Legislators feared that allowing large power users to make cheap power deals would burden those who pay for crisis costs as part of their monthly utility bills.

But state law allows direct access deals signed before the ban to continue.

Within San Diego Gas & Electric's territory, for example, about 18 percent of the electricity is provided under these unregulated contracts.

Those direct access customers are supposed to pay exit fees to cover their share of crisis costs, but those costs are capped and have not been fully paid.

Advocates of partial deregulation -- known in industry jargon as a core/non-core market structure -- promise that their new plans wouldn't allow big customers to escape their share of crisis costs or the overhead of maintaining the state transmission and distribution system.

"My first objective is to protect core customers," said Assembly Speaker Fabian Nunez, D-Los Angeles, sponsor of the most recent partial deregulation bill.

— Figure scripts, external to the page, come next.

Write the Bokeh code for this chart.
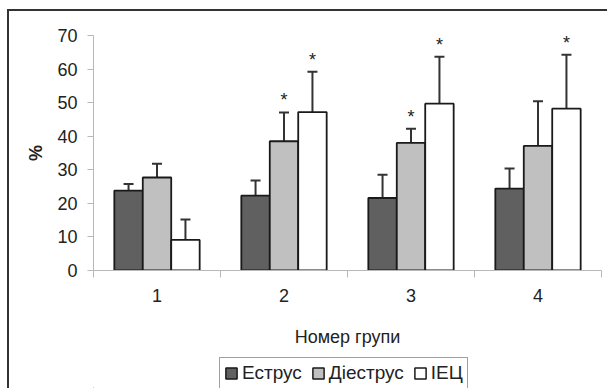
from bokeh.plotting import figure
from bokeh.layouts import column
from bokeh.models import (Range1d, FixedTicker, Whisker, TeeHead, ColumnDataSource, Legend,
                          LegendItem)
from bokeh.embed import file_html
from bokeh.resources import INLINE
from bokeh.core.properties import value

groups = ["1", "2", "3", "4"]
series = ["Еструс", "Діеструс", "IEЦ"]
estrus = [23.8, 22.3, 21.6, 24.4]
estrus_err = [2.0, 4.5, 6.9, 6.0]
diestrus = [27.7, 38.5, 38.0, 37.1]
diestrus_err = [4.1, 8.6, 4.2, 13.3]
iec = [9.1, 47.2, 49.7, 48.2]
iec_err = [6.1, 12.0, 14.0, 16.1]
stars_estrus = [0, 0, 0, 0]
stars_diestrus = [0, 1, 1, 0]
stars_iec = [0, 1, 1, 1]
y_ticks = [0, 10, 20, 30, 40, 50, 60, 70]

colors = ["#606060", "#c0c0c0", "#ffffff"]
FONT = "Liberation Sans"
BAR_W = 0.224

p = figure(width=598, height=345, output_backend="svg", toolbar_location=None,
           x_range=Range1d(0, len(groups)), y_range=Range1d(0, 70),
           min_border_left=84, min_border_right=6, min_border_top=24, min_border_bottom=86)
p.background_fill_color = "white"
p.border_fill_color = "white"
p.outline_line_color = None
p.xgrid.visible = False
p.ygrid.visible = False

for k, (name, vals, errs, stars, col) in enumerate(zip(
        series, [estrus, diestrus, iec], [estrus_err, diestrus_err, iec_err],
        [stars_estrus, stars_diestrus, stars_iec], colors)):
    xs = [i + 0.5 + (k - 1) * BAR_W for i in range(len(groups))]
    src = ColumnDataSource(dict(x=xs, top=vals, upper=[v + e for v, e in zip(vals, errs)]))
    p.vbar(x="x", top="top", bottom=0, width=BAR_W, source=src,
           fill_color=col, line_color="#1a1a1a", line_width=1.8)
    w = Whisker(source=src, base="x", lower="top", upper="upper", dimension="height",
                line_color="#333333", line_width=2, lower_head=None,
                upper_head=TeeHead(size=10, line_color="#333333", line_width=2))
    p.add_layout(w)
    sx = [x for x, s in zip(xs, stars) if s]
    sy = [v + e for v, e, s in zip(vals, errs, stars) if s]
    if sx:
        p.text(x=sx, y=sy, text=["*"] * len(sx), text_align="center", text_baseline="middle",
               y_offset=-12, text_font=value(FONT), text_font_size="18px", text_color="#222222")

# y axis
yax = p.yaxis[0]
yax.ticker = FixedTicker(ticks=y_ticks)
yax.axis_line_color = "#b8b8b8"
yax.major_tick_line_color = "#b8b8b8"
yax.major_tick_out = 6
yax.major_tick_in = 0
yax.minor_tick_line_color = None
yax.major_label_text_font = FONT
yax.major_label_text_font_size = "18px"
yax.major_label_text_color = "#222222"
yax.major_label_standoff = 10
yax.axis_label = "%"
yax.axis_label_text_font = FONT
yax.axis_label_text_font_size = "18px"
yax.axis_label_text_font_style = "bold"
yax.axis_label_text_color = "#222222"
yax.axis_label_standoff = 8

# x axis
xax = p.xaxis[0]
centers = [i + 0.5 for i in range(len(groups))]
xax.ticker = FixedTicker(ticks=centers, minor_ticks=list(range(len(groups) + 1)))
xax.major_label_overrides = {c: g for c, g in zip(centers, groups)}
xax.axis_line_color = "#b8b8b8"
xax.major_tick_line_color = None
xax.major_tick_out = 0
xax.major_tick_in = 0
xax.minor_tick_line_color = "#b8b8b8"
xax.minor_tick_out = 7
xax.minor_tick_in = 0
xax.major_label_text_font = FONT
xax.major_label_text_font_size = "18px"
xax.major_label_text_color = "#222222"
xax.major_label_standoff = 11
xax.axis_label = "Номер групи"
xax.axis_label_text_font = FONT
xax.axis_label_text_font_size = "18px"
xax.axis_label_text_font_style = "normal"
xax.axis_label_text_color = "#222222"
xax.axis_label_standoff = 22

# legend strip below the chart
p2 = figure(width=598, height=32, output_backend="svg", toolbar_location=None,
            x_range=Range1d(0, 1), y_range=Range1d(0, 1),
            x_axis_location=None, y_axis_location=None,
            min_border_left=0, min_border_right=0, min_border_top=0, min_border_bottom=0)
p2.outline_line_color = None
p2.xgrid.visible = False
p2.ygrid.visible = False
p2.background_fill_color = "white"
p2.border_fill_color = "white"
# legend carriers: one bar each, placed outside the visible range
leg_renderers = [p2.vbar(x=[-5], top=[-5], bottom=-6, width=0.1, fill_color=c,
                         line_color="#1a1a1a", line_width=1.5)
                 for c in colors]
legend = Legend(items=[LegendItem(label=s, renderers=[r]) for s, r in zip(series, leg_renderers)],
                orientation="horizontal", location=(126, -1),
                glyph_width=14, glyph_height=14, label_standoff=4, spacing=9, padding=4,
                margin=0, label_height=18,
                label_text_font=FONT, label_text_font_size="19px", label_text_color="#222222",
                border_line_color="#444444", border_line_width=1,
                background_fill_color="white", background_fill_alpha=1)
p2.add_layout(legend)

layout = column(p, p2, spacing=0,
                styles={"margin-left": "7px", "margin-top": "9px",
                        "border-top": "2px solid #333333", "border-left": "2px solid #333333"})

open("out.html", "w").write(file_html(layout, INLINE))
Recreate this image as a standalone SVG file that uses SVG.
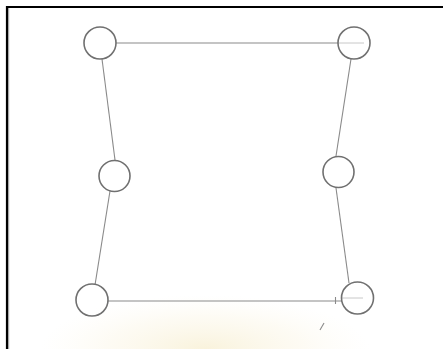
<svg xmlns="http://www.w3.org/2000/svg" width="443" height="349" viewBox="0 0 443 349">
<defs>
<style>
.node{fill:none;stroke:#707070;stroke-width:1.6}
.edge{stroke:#8a8a8a;stroke-width:1.1;fill:none}
.faint{stroke:#c8c8c8;stroke-width:1;fill:none}
.frame{stroke:#000;stroke-width:2.2;fill:none}
</style>
<radialGradient id="wm" cx="0.5" cy="1" r="0.5">
<stop offset="0" stop-color="#f3e6b8" stop-opacity="0.5"/>
<stop offset="0.6" stop-color="#f8efd2" stop-opacity="0.25"/>
<stop offset="1" stop-color="#fbf6e4" stop-opacity="0"/>
</radialGradient>
</defs>
<rect x="0" y="0" width="443" height="349" fill="#fff"/>
<rect x="40" y="240" width="330" height="109" fill="url(#wm)"/>
<line x1="8.5" y1="8" x2="8.5" y2="349" stroke="#bbb" stroke-width="1.5"/>
<path class="frame" d="M7,349 V7 H443"/>
<g id="connectors">
<line class="edge" x1="116" y1="43" x2="338" y2="43"/>
<line class="faint" x1="338" y1="43" x2="364" y2="43"/>
<line class="edge" x1="102" y1="59" x2="115" y2="160"/>
<line class="edge" x1="110" y1="191" x2="95" y2="285"/>
<line class="edge" x1="351" y1="59" x2="336" y2="156"/>
<line class="edge" x1="336" y1="188" x2="349" y2="283"/>
<line class="edge" x1="108" y1="301" x2="342" y2="301"/>
<line class="faint" x1="342" y1="298" x2="363" y2="298"/>
<line class="edge" x1="335.5" y1="297" x2="335.5" y2="304"/>
<line class="edge" x1="324" y1="323" x2="320" y2="330"/>
</g>
<g id="n1"><circle class="node" cx="100" cy="43" r="16"/></g>
<g id="n2"><circle class="node" cx="354" cy="43" r="16"/></g>
<g id="n3"><circle class="node" cx="114.5" cy="176" r="15.5"/></g>
<g id="n4"><circle class="node" cx="338.5" cy="172" r="15.5"/></g>
<g id="n5"><circle class="node" cx="92" cy="300" r="16"/></g>
<g id="n6"><circle class="node" cx="357.5" cy="298" r="16"/></g>
</svg>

But the assurances from Nunez and others fail to mollify consumer advocates.

They liken guarantees of consumer protection under partial deregulation as akin to assurances of being careful about unprotected sex.

Allowing partial deregulation, they say, is bound to save big customers money at the expense of smaller customers.

"I don't believe you can prevent cost shifting," said Michael Florio, senior attorney for The Utility Reform Network, a consumer advocacy group in San Francisco.

He says that polls show overwhelming public support for full regulation of the electric industry, similar to the type in place for most of the last century. But there's little evidence of that sentiment in the Legislature.

The strongest evidence of the renewed tilt to partial deregulation is the fact that the latest proposal comes from the Assembly speaker himself.

Nunez says he's concerned about projections of tight state electricity supply as soon as 2006 and he's sensitive to complaints from utilities that the regulatory environment is so unstable they can't safely invest in new plants.

During the deregulation experiment, it was assumed that market forces would create incentive for new power plant construction, so utilities were relieved of their obligation to plan and provide adequate electricity supplies.

The PUC has since reversed course and reaffirmed the utilities' responsibility to ensure reliable service. But utility executives say they have difficulty obtaining financing in the current environment, with lenders fearing changes that could affect the ability to repay loans.

Independent energy companies, meanwhile, say they face the same financing problem and add that recent PUC rulings leave them at a disadvantage in competing with utilities in plant building.

Large power users, for their part, believe they could get cheaper power deals if they were freed from the requirement of getting service from their local utilities.

Nunez's bill, AB 2006, would allow the 30 percent of the market that includes larger power consumers to sign supply contracts with unregulated electricity suppliers. Smaller customers would remain protected by the PUC, he says.

The bill, which Nunez acknowledges Southern California Edison played a significant role in crafting, guarantees that utilities can recover their plant building costs and earn profits on their investments. That should offer reassurance to lenders that utility construction loans will be repaid.

But the speaker also emphasized that under AB 2006, utilities would compete against independent energy providers for the right to build new power plants.

"If utilities can assure the PUC that the investment they make in building a generating plant is more cost-effective, they will have a leg up," said Nunez.

To assure a stable power market and allow for prudent planning by utilities, AB 2006 would require that large customers who retain local utility electricity service give five years notice of plans to depart for a private, unregulated supplier.